At any rate, I'm facing 35 with an optimism I can only equate with my 25th year. A birthday I celebrated my first summer in New York City. And that year certainly brought about some amazing opportunities and changes.
The lights went off, the singing started and two trays of cupcakes with far too many candles approached. Someone yelled "make a wish" as I closed my eyes, sucked in as much air as my asthmatic lungs would allow and blew as hard as I could across the first tray of far too spaced out candles as another onlooker advised me against spitting on the cupcakes. . . I ran out of air. There had to be nearly 40 candles and I maybe got 20 in one puff. Maybe the rule should be you are only the age of the number of candles you can blow out on the first attempt. Maybe I hit 25.

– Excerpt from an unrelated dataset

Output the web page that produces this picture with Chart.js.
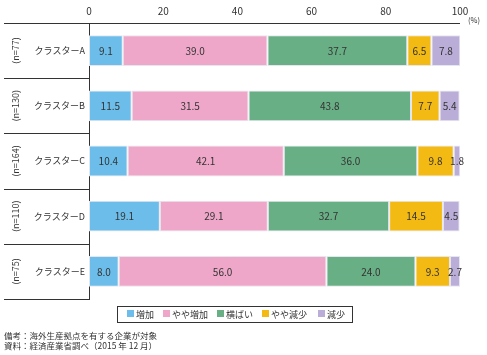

My failure to extinguish 31 candles (plus the others that were for "good luck") in a single blow means my wish won't come true. But what happens if I got caught up in the moment and forgot to make a wish? I know what the wish would have been, what it should have been and what it always is. It is the same wish I trot out upon seeing a single star twinkling in the sky, the first star I see at night - when I manage to look up past the neon lights, past the skyscrapers and find a little strip of sky with a star (not a plane) strong enough to stare back. It is the same wish I repeat without thought when I read some silly email forward that promises me my wish will come true if I just answer their very serious questions honestly and pass the email to my 20 closest friends. The same wish that creeps to the forefront of my mind and tugs at my heart, unnecessarily reminding me it is still there even when I don't have so much as a wayward eyelash to wish upon. Waiting. Hoping one day to move out of the closed-off, heavily guarded area at the back of my mind reserved for secret hopes and fantastic dreams to settle into the open forefront where sunshine and laughter will welcome the wish into reality.
I just failed to think it. I forgot to make my worn-out wish.
So maybe my failure to take a moment to aritculate the tired, over used wish means this is the year it will come true because I forgot to spring it from the lock-box, dust it off and use another set of candles to help my wish along. Maybe a forgotten star is already working on the wish and it has slipped out of the box without my noticing.